As for our view, we stick to our guns that, bearing in mind how pessimistic market participants had been over Brexit recently, anything suggesting willingness to avert a chaotic divorce could continue being more-than-welcome by GBP-traders. However, we are still reluctant to trust that we are experiencing the beginning of a long-lasting recovery. The aforementioned agreement still has to gain majority in Parliament, while any alternative with regards to the Irish backstop has to be accepted by all EU member states. With Ireland’s Foreign Minister Simon Coveney saying that existing alternatives are “not even close” to being accepted, we see the case for Johnson coming up with something that has not been discussed over the last three years, and gathering the EU’s broad support, as a hard task.

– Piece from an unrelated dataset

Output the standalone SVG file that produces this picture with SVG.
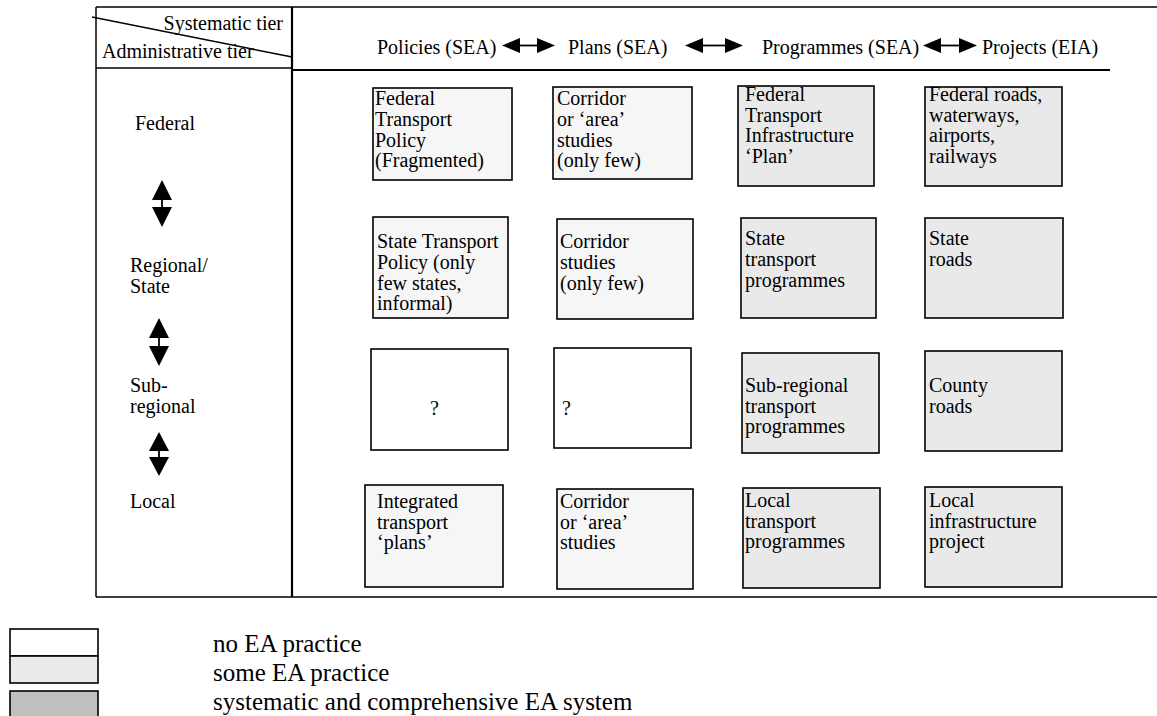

 For now, we would prefer to exploit any further near-term pound gains against AUD and NZD. Due to Australia’s and New Zealand’s trading exposures to China, both currencies are extremely sensitive to developments surrounding the US-China sequel, with anything pointing to further tensions having the potential to push them lower. What’s more, both the RBA and the RBNZ have been sitting in front seats with regards to global monetary policy easing, having already cut rates this year, by 50 and 75 basis points respectively, and signaling that they could do more.

GBP/NZD – Technical Outlook

GBP/NZD surged yesterday, breaking above the 1.9335 barrier, which is near the high of August 25th, but the advance was stopped at around 1.9410, near the high of June 14th. The pair has been drifting north above a short-term uptrend line since July 30th, and thus, we would see a positive short-term picture.

If the bulls are strong enough to overcome the 1.9410 barrier, then we may see them aiming for the psychological zone of 1.9500, the break of which may allow larger upside extensions, perhaps towards the 1.9580 territory, defined by the high of May 22nd.

Shifting attention to our short-term momentum studies, we see that the RSI is slightly below its 70 line and points up, while the MACD lies above both its zero and trigger lines. Both indicators detect positive speed and corroborate the case for some further near-term advances in this exchange rate.

In order to start examining the case of a downside correction, we would like to see a retreat back below the 1.9260 zone, which is near the high of August 22nd. Something like that may allow declines towards the 1.9100 area, or the aforementioned uptrend line taken from the low of July 30th.

GBP/NZD 4-hour chart technical analysis

As for Today’s Events

The calendar appears to be light today as well, with no top-tier indicators on the schedule. The only release worth mentioning is the EIA (Energy Information Administration) weekly report on crude oil inventories, which is expected to reveal a 2.1mn barrels slide, after a 2.7mn decline the week before. That said, bearing in mind that yesterday, the API report revealed a 11.1mn tumble, we would consider the risks surrounding the EIA forecast as tilted to the downside.

We also have two speakers on the agenda: Today, during the US session, we will hear from Richmond Fed President Thomas Barkin, while during the Asian day, San Francisco Fed President Mary Daly will step up to the rostrum.